In her book Liturgy of the Ordinary, Tish Harrison Warren confronts these questions head-on. And she reminds those of us feeling spiritually naked that it’s precisely at the place of our deepest vulnerability that God meets us with the full force of his unconditional love:
As Christians, we wake each morning as those who are baptized. We are united with Christ and the approval of the Father is spoken over us. We are marked from our first waking moment by an identity that is given us by grace: an identity that is deeper and more real than any other identity we will don that day… I am not primarily defined by my abilities or marital status or how I vote or my successes or failures or fame or obscurity, but as one who is sealed in the Holy Spirit, hidden in Christ, and beloved by the Father. My naked self is one who is baptized (pp. 19-20).
Like Adam and Eve, we’re quick to scurry around the gardens of our lives, searching for ways to cover up our nakedness. But the mystery of divine grace is that God loves us just as we are. Unadorned. Our naked selves.
As the Apostle Paul memorably put it, “God shows his love for us in that while we were still sinners, Christ died for us” (Rom. 5:8). What a statement! The perfect, holy God was fully aware of our ugliness. He saw right through our fig leaves. And yet, despite our sin, he loved us and gave us Jesus.
I wonder, do we really believe that?
More often than not, the answer is “no.” That’s why we prefer to bundle up like spiritual Eskimos, dressed head-to-toe in the cozy comforts of our impressive self-made identities. That’s why we can’t relax unless every inch of our souls is covered in hastily-sewn patchworks of self-justifying lies about who we are.

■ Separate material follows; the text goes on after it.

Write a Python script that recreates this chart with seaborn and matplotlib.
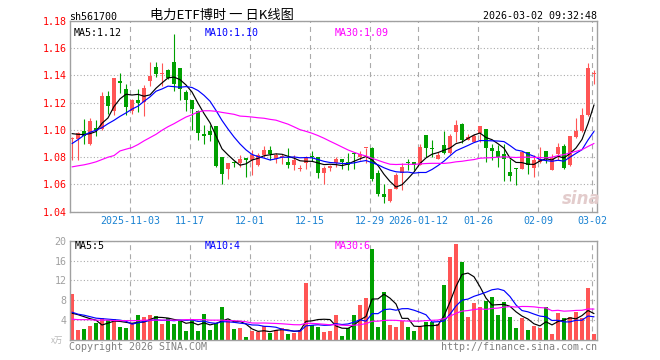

In this season of my life, I’m learning that it’s a healthy thing to come out from behind the labels that I’ve used to define myself. In my struggle to believe that God loves me as I am, it’s a gift of grace that I’m forced right now to meet him as I am.
But this can’t be a momentary experience. Spiritual nakedness is an ongoing discipline to be cultivated with care and intentionality. If I’m not diligent, I’ll quickly slip back into believing that true spirituality is about showing off my latest outfits to a God who sits back with arms folded, waiting to be impressed. I must choose vulnerability. Regardless of my employment status, regardless of my role in the church, regardless of what people are saying about me, the steady posture of my life before God should be one of honest emptiness. On my best days and my worst days, I must come to my Creator without pretense. I must let him accept the undressed me.
It’s a scary thing to embrace our own spiritual exposure. But try as we might, we will never know the warm embrace of God’s love for us in Jesus until we first experience the cold shiver of our own nakedness.
So strip off those layers of camouflage. Take a few boxes to the nearest Goodwill donation center. Compost your fig leaves. You may feel unworthy and unattractive. But those rags you’re wearing can’t fool the one who formed you in the womb. He made you. He sees you. He knows you are dust. And he stands ready to clothe you in his own righteousness.
So go ahead and get naked. You’re loved just as you are.